Fenomena aktivisme di kalangan generasi muda, khususnya Gen Z, belakangan semakin menonjol. Dari isu lingkungan hidup, kesetaraan gender, hak disabilitas, hak-hak minoritas, hingga solidaritas kemanusiaan lintas batas negara, mereka hadir dengan keberanian yang berbeda dari generasi sebelumnya. Anak-anak muda ini tidak hanya berhenti pada keluhan di dunia maya, melainkan bergerak nyata: menggalang donasi, menyusun petisi, memobilisasi kampanye digital, bahkan turun ke jalan menyuarakan aspirasi yang mereka yakini.
Aktivisme inklusif Gen Z memberi warna baru dalam lanskap gerakan sosial. "Inklusif" di sini berarti mereka berusaha merangkul keragaman identitas, isu, dan perspektif, sembari menolak sekat diskriminasi yang kerap diwariskan oleh generasi sebelumnya. Pertanyaan yang kemudian mengemuka adalah: apakah aktivisme ini merupakan kesadaran yang berakar kuat, ataukah hanya sekadar tren sesaat yang akan meredup seiring bergesernya atensi publik?

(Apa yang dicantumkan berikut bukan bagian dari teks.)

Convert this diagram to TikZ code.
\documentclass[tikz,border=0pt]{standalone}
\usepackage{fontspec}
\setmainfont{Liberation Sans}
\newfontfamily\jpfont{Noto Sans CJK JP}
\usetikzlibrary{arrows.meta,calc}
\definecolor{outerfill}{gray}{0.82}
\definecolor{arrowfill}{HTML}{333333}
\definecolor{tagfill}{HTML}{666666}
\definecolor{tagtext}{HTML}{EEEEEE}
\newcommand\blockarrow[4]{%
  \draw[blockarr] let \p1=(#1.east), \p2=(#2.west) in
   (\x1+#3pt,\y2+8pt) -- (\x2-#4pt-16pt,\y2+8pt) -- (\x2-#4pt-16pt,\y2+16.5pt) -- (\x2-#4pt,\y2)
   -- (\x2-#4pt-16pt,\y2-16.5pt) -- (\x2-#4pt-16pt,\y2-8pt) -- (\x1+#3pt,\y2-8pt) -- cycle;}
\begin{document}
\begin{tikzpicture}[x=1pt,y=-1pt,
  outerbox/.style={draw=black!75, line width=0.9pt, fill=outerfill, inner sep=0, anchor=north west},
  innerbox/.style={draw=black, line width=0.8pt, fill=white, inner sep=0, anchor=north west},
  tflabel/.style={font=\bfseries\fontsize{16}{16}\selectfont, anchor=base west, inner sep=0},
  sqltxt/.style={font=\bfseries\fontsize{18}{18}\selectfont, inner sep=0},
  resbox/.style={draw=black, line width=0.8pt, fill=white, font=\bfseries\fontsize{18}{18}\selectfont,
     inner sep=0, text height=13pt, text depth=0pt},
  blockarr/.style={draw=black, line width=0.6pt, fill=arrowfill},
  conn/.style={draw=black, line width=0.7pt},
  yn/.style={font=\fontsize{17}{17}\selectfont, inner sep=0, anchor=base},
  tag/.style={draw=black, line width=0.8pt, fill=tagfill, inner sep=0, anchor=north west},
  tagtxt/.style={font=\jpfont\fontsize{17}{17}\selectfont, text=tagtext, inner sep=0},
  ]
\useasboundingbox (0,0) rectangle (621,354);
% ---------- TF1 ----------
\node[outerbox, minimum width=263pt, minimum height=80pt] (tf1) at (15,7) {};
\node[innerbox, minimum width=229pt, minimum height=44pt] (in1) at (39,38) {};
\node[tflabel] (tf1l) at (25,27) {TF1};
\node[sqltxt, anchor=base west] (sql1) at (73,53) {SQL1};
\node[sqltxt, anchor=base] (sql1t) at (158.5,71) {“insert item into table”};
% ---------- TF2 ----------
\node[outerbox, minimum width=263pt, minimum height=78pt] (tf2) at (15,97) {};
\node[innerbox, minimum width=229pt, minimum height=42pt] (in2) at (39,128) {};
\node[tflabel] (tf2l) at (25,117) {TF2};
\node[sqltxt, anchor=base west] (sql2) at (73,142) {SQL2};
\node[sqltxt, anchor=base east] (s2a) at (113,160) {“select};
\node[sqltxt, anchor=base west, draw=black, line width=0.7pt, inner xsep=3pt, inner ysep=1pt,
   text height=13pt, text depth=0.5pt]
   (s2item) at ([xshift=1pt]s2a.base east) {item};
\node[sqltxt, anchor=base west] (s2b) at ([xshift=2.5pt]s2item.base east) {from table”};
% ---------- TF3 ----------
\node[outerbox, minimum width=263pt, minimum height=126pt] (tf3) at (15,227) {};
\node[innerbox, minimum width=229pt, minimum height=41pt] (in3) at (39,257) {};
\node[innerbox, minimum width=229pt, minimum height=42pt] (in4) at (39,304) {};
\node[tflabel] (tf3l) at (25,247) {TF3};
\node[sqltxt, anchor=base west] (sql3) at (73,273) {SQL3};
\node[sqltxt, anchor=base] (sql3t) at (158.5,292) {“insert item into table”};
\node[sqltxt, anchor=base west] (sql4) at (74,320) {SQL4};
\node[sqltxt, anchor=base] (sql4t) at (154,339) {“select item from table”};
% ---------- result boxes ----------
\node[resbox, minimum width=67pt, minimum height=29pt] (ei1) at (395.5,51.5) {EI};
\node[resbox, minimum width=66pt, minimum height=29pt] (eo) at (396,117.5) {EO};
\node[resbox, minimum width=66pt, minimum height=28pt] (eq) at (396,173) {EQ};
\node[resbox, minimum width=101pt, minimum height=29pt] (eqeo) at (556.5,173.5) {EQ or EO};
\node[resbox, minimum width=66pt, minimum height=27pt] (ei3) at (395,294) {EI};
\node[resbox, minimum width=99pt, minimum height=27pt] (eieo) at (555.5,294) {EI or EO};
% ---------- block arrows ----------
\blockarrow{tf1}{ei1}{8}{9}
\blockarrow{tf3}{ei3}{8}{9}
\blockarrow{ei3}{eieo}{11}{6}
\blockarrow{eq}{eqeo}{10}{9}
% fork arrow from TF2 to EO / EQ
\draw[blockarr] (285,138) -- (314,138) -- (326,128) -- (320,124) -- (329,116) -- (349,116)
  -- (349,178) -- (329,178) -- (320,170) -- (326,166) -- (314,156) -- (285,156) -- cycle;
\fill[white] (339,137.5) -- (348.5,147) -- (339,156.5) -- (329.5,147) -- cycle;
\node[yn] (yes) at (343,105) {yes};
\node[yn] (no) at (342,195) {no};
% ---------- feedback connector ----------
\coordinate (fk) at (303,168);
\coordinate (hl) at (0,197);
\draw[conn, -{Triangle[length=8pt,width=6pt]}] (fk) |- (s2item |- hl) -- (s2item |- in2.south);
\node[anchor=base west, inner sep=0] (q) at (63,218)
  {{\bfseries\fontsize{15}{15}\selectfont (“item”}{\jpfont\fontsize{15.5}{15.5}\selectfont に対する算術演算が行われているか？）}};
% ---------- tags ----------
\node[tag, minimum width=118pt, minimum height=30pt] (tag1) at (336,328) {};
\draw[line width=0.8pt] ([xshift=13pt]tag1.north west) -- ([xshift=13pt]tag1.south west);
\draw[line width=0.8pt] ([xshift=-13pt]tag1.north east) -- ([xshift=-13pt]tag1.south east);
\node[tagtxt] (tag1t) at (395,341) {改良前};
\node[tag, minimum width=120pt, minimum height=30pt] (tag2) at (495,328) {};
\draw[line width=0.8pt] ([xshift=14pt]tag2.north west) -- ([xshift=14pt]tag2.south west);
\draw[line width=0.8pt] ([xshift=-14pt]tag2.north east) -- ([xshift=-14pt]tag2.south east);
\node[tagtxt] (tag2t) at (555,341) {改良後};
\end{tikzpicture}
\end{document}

Digital Natives dan Pola Gerakan Baru
Gen Z adalah generasi digital natives. Lahir dan tumbuh dalam ekosistem internet, mereka menjadikan ruang digital sebagai panggung utama ekspresi sekaligus arena pengorganisasian. Tagar di Twitter, unggahan di Instagram, hingga video pendek di TikTok bisa menjadi pemantik diskusi global. Dalam hitungan jam, isu lokal di satu daerah dapat bergema hingga lintas benua.
Namun, digitalisasi juga melahirkan paradoks. Di satu sisi, ia memberi akses luas bagi penyebaran ide dan memungkinkan terciptanya solidaritas global tanpa sekat geografis. Di sisi lain, aktivisme mudah tergelincir dalam jebakan slacktivism: sekadar dukungan instan lewat "klik" dan "bagikan" tanpa keterlibatan lebih mendalam. Perbedaan antara aktivisme berbasis kesadaran dan aktivisme berbasis tren menjadi krusial untuk ditelaah.
Antara Inspirasi dan Kekhawatiran
Bagi banyak orang tua, keterlibatan anak dalam gerakan sosial menghadirkan dilema. Ada rasa bangga karena anak-anak tumbuh peduli terhadap isu kemanusiaan sejak dini. Tetapi ada pula rasa khawatir: apakah mereka cukup matang menghadapi risiko sosial, politik, bahkan hukum yang bisa saja menimpa mereka?
Sejarah telah membuktikan bahwa aktivisme kerap berbiaya. Dari represi aparat, kriminalisasi, hingga tekanan sosial, risiko selalu hadir. Oleh karena itu, peran orang dewasa---baik orang tua, guru, maupun pemimpin komunitas---sangat penting. Mereka perlu mendampingi, memberi ruang aman, sekaligus membimbing agar aktivisme Gen Z tidak terjebak dalam romantisme gerakan tanpa arah dan substansi.
Belajar dari Fenomena Global
Fenomena aktivisme Gen Z bukanlah monopoli Indonesia. Greta Thunberg dengan Fridays for Future menginspirasi jutaan remaja Eropa untuk menuntut aksi nyata atas krisis iklim. Di Amerika Serikat, March for Our Lives yang digerakkan pelajar setelah tragedi penembakan massal berhasil menekan wacana reformasi senjata. Bahkan di berbagai belahan dunia, termasuk Asia dan Afrika, Gen Z turut bersuara dalam isu Palestina, perubahan iklim, hingga keadilan ekonomi.